Check each line for the word "this" and give how many have it. Say nothing else.
━━━
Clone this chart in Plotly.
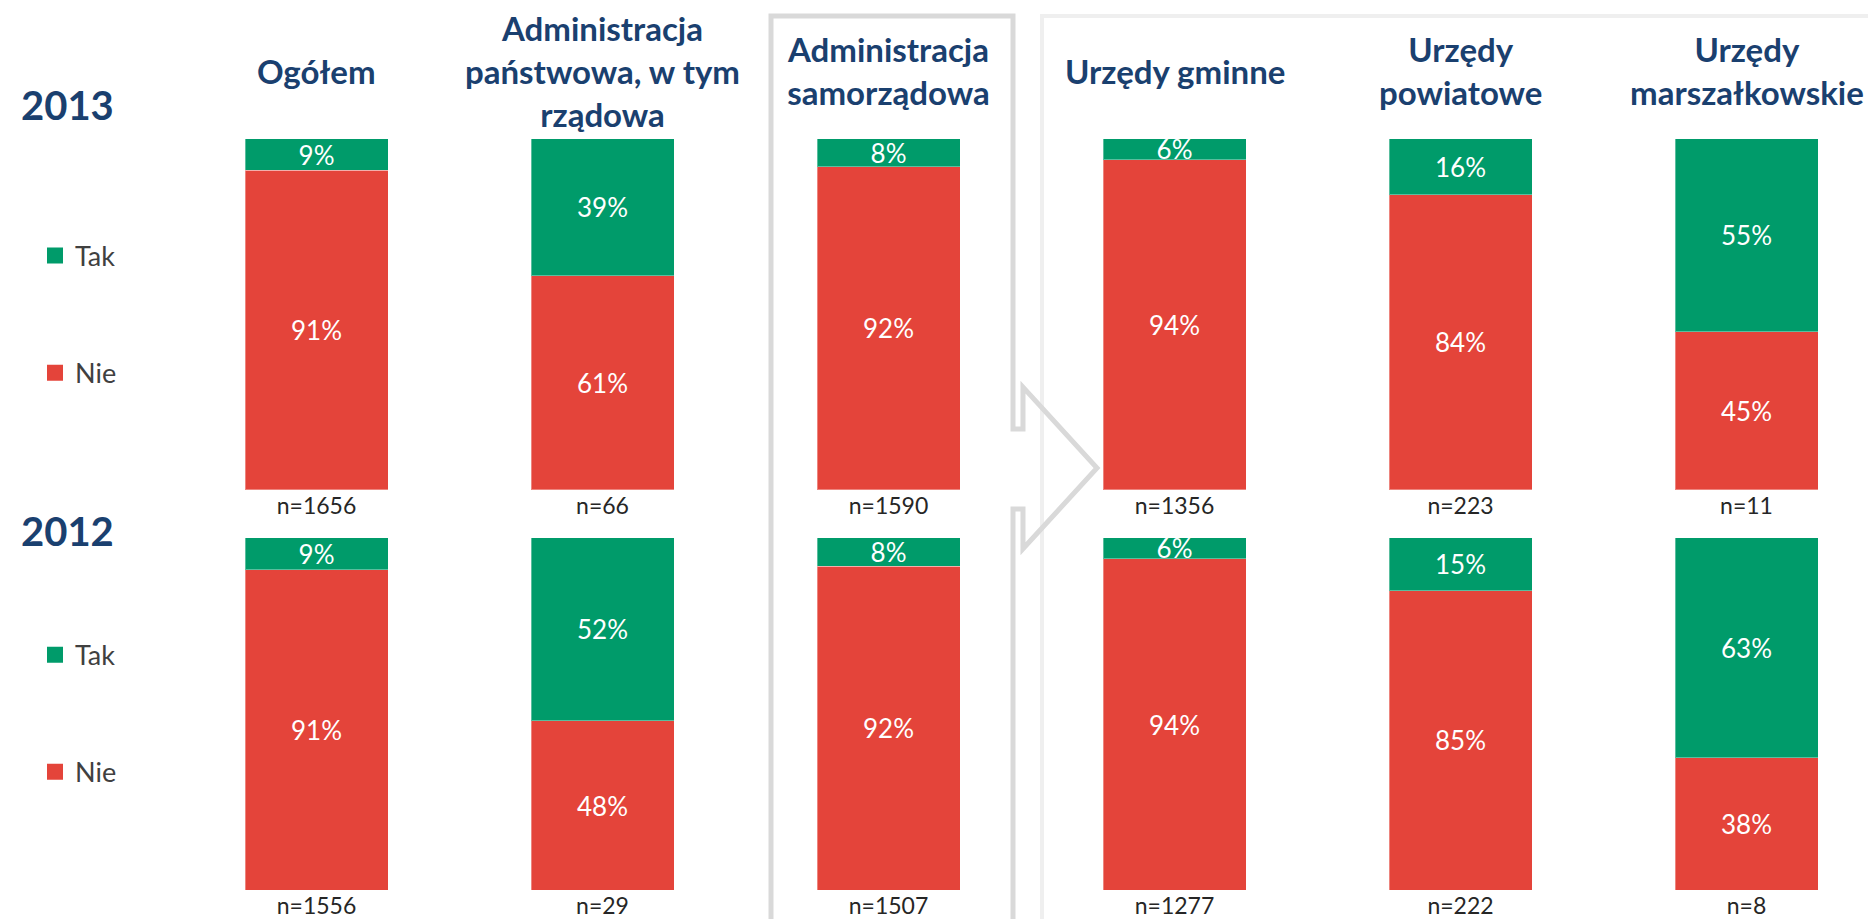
import plotly.graph_objects as go

# ---------------- data ----------------
categories = [
    "Ogółem",
    "Administracja<br>państwowa, w tym<br>rządowa",
    "Administracja<br>samorządowa",
    "Urzędy gminne",
    "Urzędy<br>powiatowe",
    "Urzędy<br>marszałkowskie",
]
years = ["2013", "2012"]
series_names = ["Tak", "Nie"]

tak_2013 = [9, 39, 8, 6, 16, 55]
nie_2013 = [91, 61, 92, 94, 84, 45]
n_2013 = [1656, 66, 1590, 1356, 223, 11]

tak_2012 = [9, 52, 8, 6, 15, 63]
nie_2012 = [91, 48, 92, 94, 85, 38]
n_2012 = [1556, 29, 1507, 1277, 222, 8]

# ---------------- style ----------------
W, H = 1868, 919
FONT = "Lato"
GREEN = "#009B6A"
RED = "#E4443A"
NAVY = "#1A406F"
GREY_TXT = "#404040"


def px(x):
    return x / W


def py(y):
    return 1 - y / H


pos = list(range(len(categories)))
# pixel mapping: x_px = 316.5 + 286 * x
x_range = [-316.5 / 286, (W - 316.5) / 286]

fig = go.Figure()

rows = [
    dict(tak=tak_2013, nie=nie_2013, n=n_2013, xa="x", ya="y", leg="legend"),
    dict(tak=tak_2012, nie=nie_2012, n=n_2012, xa="x2", ya="y2", leg="legend2"),
]

for i, r in enumerate(rows):
    fig.add_trace(go.Bar(
        x=pos, y=r["nie"], width=0.5, name="Nie",
        marker=dict(color=RED, line=dict(color="rgba(255,255,255,0.35)", width=1)),
        text=[f"{v}%" for v in r["nie"]], texttemplate="%{text}",
        textposition="inside", insidetextanchor="middle", textangle=0,
        textfont=dict(color="white", size=26, family=FONT),
        xaxis=r["xa"], yaxis=r["ya"], showlegend=False, hoverinfo="skip",
    ))
    fig.add_trace(go.Bar(
        x=pos, y=r["tak"], width=0.5, name="Tak",
        marker=dict(color=GREEN, line=dict(color="rgba(255,255,255,0.35)", width=1)),
        text=[f"{v}%" for v in r["tak"]], texttemplate="%{text}",
        textposition="inside", insidetextanchor="middle", textangle=0,
        textfont=dict(color="white", size=26, family=FONT),
        xaxis=r["xa"], yaxis=r["ya"], showlegend=False, hoverinfo="skip",
    ))
    # legend entries
    for name, col in [("Tak", GREEN), ("Nie", RED)]:
        fig.add_trace(go.Scatter(
            x=[None], y=[None], mode="markers", name=name,
            marker=dict(symbol="square", size=16, color=col),
            legend=r["leg"], legendgroup=f"{name}{i}", showlegend=True,
            xaxis=r["xa"], yaxis=r["ya"], hoverinfo="skip",
        ))

axis_common = dict(range=x_range, showgrid=False, zeroline=False, showline=False,
                   ticks="", tickvals=pos, fixedrange=True,
                   tickfont=dict(size=23, color="#262626", family=FONT))

legend_common = dict(xanchor="left", yanchor="top", x=px(35),
                     font=dict(size=27, color=GREY_TXT, family=FONT),
                     tracegroupgap=79, traceorder="grouped",
                     bgcolor="rgba(0,0,0,0)", itemwidth=30, itemclick=False)

annotations = []
for j, c in enumerate(categories):
    annotations.append(dict(x=pos[j], xref="x", y=py(71), yref="paper",
                            text=f"<b>{c}</b>", showarrow=False,
                            xanchor="center", yanchor="middle",
                            font=dict(size=33, color=NAVY, family=FONT)))
for yr, yc in zip(years, [105, 532]):
    annotations.append(dict(x=px(19), xref="paper", y=py(yc), yref="paper",
                            text=f"<b>{yr}</b>", showarrow=False,
                            xanchor="left", yanchor="middle",
                            font=dict(size=40, color=NAVY, family=FONT)))

# decorative frames: "samorządowa" box with arrow, and right-side group box
box_pts = [(1013, 950), (1013, 510), (1023, 510), (1023, 550), (1097, 469),
           (1023, 388), (1023, 430), (1013, 430), (1013, 16), (771, 16), (771, 950)]
path = "M " + " L ".join(f"{px(a):.5f},{py(b):.5f}" for a, b in box_pts)

shapes = [
    dict(type="rect", xref="paper", yref="paper", x0=px(1042), x1=px(1920),
         y0=py(16), y1=py(960), line=dict(color="#EFEFEF", width=4), layer="below"),
    dict(type="path", xref="paper", yref="paper", path=path,
         line=dict(color="#D9D9D9", width=5), layer="below"),
]

fig.update_layout(
    width=W, height=H,
    margin=dict(l=0, r=0, t=0, b=0),
    paper_bgcolor="white", plot_bgcolor="rgba(0,0,0,0)",
    barmode="stack", barnorm="percent",
    uniformtext=dict(minsize=26, mode="show"),
    font=dict(family=FONT),
    xaxis=dict(domain=[0, 1], anchor="y",
               ticktext=[f"n={v}" for v in n_2013], **axis_common),
    xaxis2=dict(domain=[0, 1], anchor="y2",
                ticktext=[f"n={v}" for v in n_2012], **axis_common),
    yaxis=dict(domain=[py(491), py(139)], range=[0, 100], visible=False, fixedrange=True),
    yaxis2=dict(domain=[py(892), py(539)], range=[0, 100], visible=False, fixedrange=True),
    legend=dict(y=py(232), **legend_common),
    legend2=dict(y=py(632), **legend_common),
    annotations=annotations,
    shapes=shapes,
    showlegend=True,
)

fig.write_html("out.html", config={"displayModeBar": False},
               post_script="document.body.style.margin='0';document.body.style.overflow='hidden';")
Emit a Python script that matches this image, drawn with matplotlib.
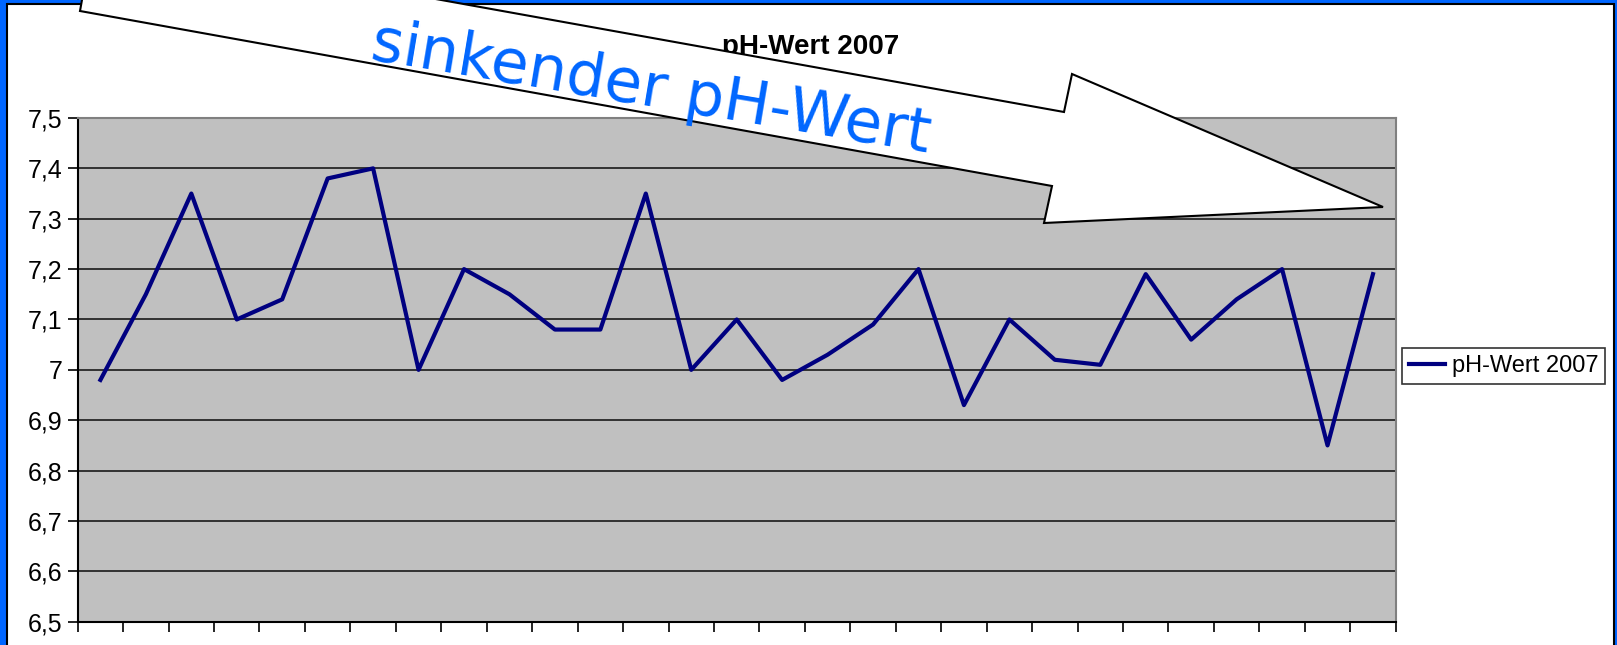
import numpy as np
import matplotlib
matplotlib.use("Agg")
import matplotlib.pyplot as plt
from matplotlib.patches import Rectangle, Polygon

# pH values 2007, one per measurement
ph_values = [6.98, 7.15, 7.35, 7.10, 7.14, 7.38, 7.40, 7.00, 7.20, 7.15,
             7.08, 7.08, 7.35, 7.00, 7.10, 6.98, 7.03, 7.09, 7.20, 6.93,
             7.10, 7.02, 7.01, 7.19, 7.06, 7.14, 7.20, 6.85, 7.19]
y_ticks = [6.5, 6.6, 6.7, 6.8, 6.9, 7.0, 7.1, 7.2, 7.3, 7.4, 7.5]
y_labels = ["6,5", "6,6", "6,7", "6,8", "6,9", "7", "7,1", "7,2", "7,3", "7,4", "7,5"]
series_name = "pH-Wert 2007"
title = "pH-Wert 2007"
arrow_text = "sinkender pH-Wert"

W, H = 1617, 645
plt.rcParams["font.family"] = ["Liberation Sans", "DejaVu Sans"]
fig = plt.figure(figsize=(W / 100, H / 100), dpi=100, facecolor="#0066ff")

def fx(x):
    return x / W

def fy(y):
    return (H - y) / H

# white sheet with black edge inside the blue frame
fig.patches.append(Rectangle((fx(6.5), fy(H + 10)), fx(1613.5 - 6.5), (H + 10 - 4.5) / H,
                             transform=fig.transFigure, facecolor="white",
                             edgecolor="black", lw=1.5, zorder=-1))

ax = fig.add_axes([fx(77.7), fy(621.7), fx(1395.7 - 77.7), (621.7 - 118) / H])
ax.set_zorder(1)
ax.set_facecolor("#c0c0c0")
x = np.arange(len(ph_values)) + 0.5
ax.plot(x, ph_values, color="#000080", lw=3.0, label=series_name, zorder=3)

ax.set_xlim(0, len(ph_values))
ax.set_ylim(6.5, 7.5)
ax.set_yticks(y_ticks)
ax.set_yticklabels(y_labels, fontsize=18)
ax.set_xticks(np.arange(len(ph_values) + 1))
ax.set_xticklabels([])
ax.tick_params(axis="both", direction="out", length=7, width=1.2, color="black", pad=4)
ax.yaxis.grid(True, color="#1a1a1a", lw=1.2)
ax.set_axisbelow(True)
for s in ["left", "bottom"]:
    ax.spines[s].set_color("black")
    ax.spines[s].set_linewidth(1.5)
for s in ["top", "right"]:
    ax.spines[s].set_color("#808080")
    ax.spines[s].set_linewidth(1.5)

leg = fig.legend(loc="upper left", bbox_to_anchor=(fx(1402), fy(348)), fontsize=17,
                 frameon=True, fancybox=False, edgecolor="black", borderaxespad=0,
                 borderpad=0.3, handlelength=1.5, handletextpad=0.3)
leg.get_frame().set_linewidth(1.2)
leg.set_zorder(4)

fig.text(fx(811), fy(54), title, ha="center", va="baseline", fontsize=20,
         fontweight="bold", zorder=3)

# big block arrow pointing down to the right
arrow_px = [(93.2, -62.6), (1064, 112), (1072, 74), (1383, 207),
            (1044, 223), (1052, 186), (80, 11)]
fig.patches.append(Polygon([(fx(a), fy(b)) for a, b in arrow_px], closed=True,
                           transform=fig.transFigure, facecolor="white",
                           edgecolor="black", lw=1.5, zorder=5))
fig.text(fx(648), fy(106), arrow_text, ha="center", va="baseline",
         rotation=-9.5, rotation_mode="anchor", fontsize=44, color="#0066ff",
         family=["DejaVu Sans"], zorder=6)

fig.savefig("out.png", dpi=100, facecolor=fig.get_facecolor())
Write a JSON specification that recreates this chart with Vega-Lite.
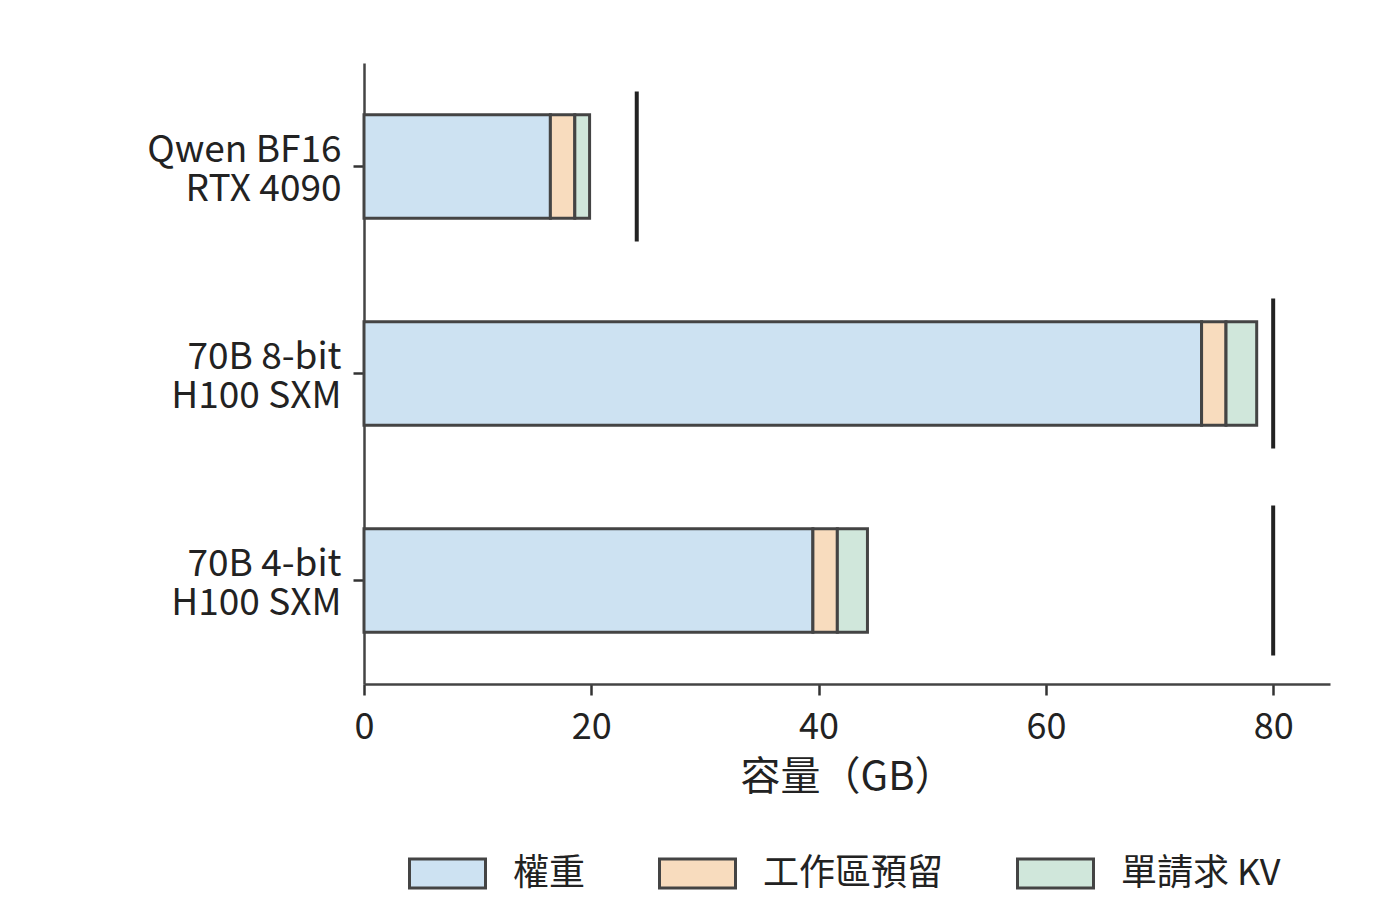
{
  "$schema": "https://vega.github.io/schema/vega-lite/v6.json",
  "width": 966,
  "height": 621,
  "autosize": {"type": "none"},
  "padding": {"left": 364, "top": 63, "right": 70, "bottom": 228},
  "background": "white",
  "config": {
    "font": "Noto Sans CJK TC",
    "view": {"stroke": null}
  },
  "datasets": {
    "parts": [
      {"setup": "Qwen BF16\nRTX 4090", "part": "權重", "gb": 16.4},
      {"setup": "Qwen BF16\nRTX 4090", "part": "工作區預留", "gb": 2.15},
      {"setup": "Qwen BF16\nRTX 4090", "part": "單請求 KV", "gb": 1.3},
      {"setup": "70B 8-bit\nH100 SXM", "part": "權重", "gb": 73.7},
      {"setup": "70B 8-bit\nH100 SXM", "part": "工作區預留", "gb": 2.15},
      {"setup": "70B 8-bit\nH100 SXM", "part": "單請求 KV", "gb": 2.7},
      {"setup": "70B 4-bit\nH100 SXM", "part": "權重", "gb": 39.5},
      {"setup": "70B 4-bit\nH100 SXM", "part": "工作區預留", "gb": 2.15},
      {"setup": "70B 4-bit\nH100 SXM", "part": "單請求 KV", "gb": 2.65}
    ],
    "caps": [
      {"setup": "Qwen BF16\nRTX 4090", "cap": 24},
      {"setup": "70B 8-bit\nH100 SXM", "cap": 80},
      {"setup": "70B 4-bit\nH100 SXM", "cap": 80}
    ]
  },
  "layer": [
    {
      "data": {"name": "parts"},
      "transform": [
        {"calculate": "indexof(['權重', '工作區預留', '單請求 KV'], datum.part)", "as": "k"}
      ],
      "mark": {"type": "bar", "stroke": "#444", "strokeWidth": 3, "height": {"band": 0.5}},
      "encoding": {
        "y": {
          "field": "setup",
          "type": "nominal",
          "sort": null,
          "scale": {"paddingInner": 0, "paddingOuter": 0},
          "axis": {
            "title": null,
            "labelExpr": "split(datum.value, '\\n')",
            "labelFontSize": 37,
            "labelLineHeight": 39,
            "labelColor": "#222",
            "labelPadding": 12,
            "labelOffset": -16,
            "labelLimit": 0,
            "labelOverlap": false,
            "domainColor": "#444",
            "domainWidth": 2.5,
            "tickColor": "#333",
            "tickWidth": 2.5,
            "tickSize": 11
          }
        },
        "x": {
          "field": "gb",
          "type": "quantitative",
          "stack": "zero",
          "scale": {"domain": [0, 85], "nice": false},
          "axis": {
            "title": "容量（GB）",
            "values": [0, 20, 40, 60, 80],
            "grid": false,
            "labelFontSize": 36,
            "labelColor": "#222",
            "labelPadding": 15,
            "labelFlush": false,
            "titleFontSize": 40,
            "titleFontWeight": "normal",
            "titleColor": "#222",
            "titlePadding": 12,
            "domainColor": "#444",
            "domainWidth": 2.5,
            "tickColor": "#333",
            "tickWidth": 2.5,
            "tickSize": 11
          }
        },
        "color": {
          "field": "part",
          "type": "nominal",
          "scale": {
            "domain": ["權重", "工作區預留", "單請求 KV"],
            "range": ["#cde2f2", "#f8dcbe", "#d0e7db"]
          },
          "legend": {
            "orient": "none",
            "legendX": 44,
            "legendY": 771,
            "direction": "horizontal",
            "title": null,
            "padding": 0,
            "symbolType": "M-1,-0.38H1V0.38H-1Z",
            "symbolSize": 5776,
            "symbolStrokeColor": "#444",
            "symbolStrokeWidth": 3,
            "symbolOpacity": 1,
            "labelFontSize": 36,
            "labelColor": "#222",
            "labelOffset": 26,
            "labelLimit": 0,
            "columnPadding": 67
          }
        },
        "order": {"field": "k", "type": "quantitative"}
      }
    },
    {
      "data": {"name": "caps"},
      "mark": {"type": "tick", "orient": "vertical", "size": 150, "thickness": 4, "color": "#222", "opacity": 1},
      "encoding": {
        "y": {"field": "setup", "type": "nominal", "sort": null},
        "x": {"field": "cap", "type": "quantitative"}
      }
    }
  ]
}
━━━
*Solution:*
3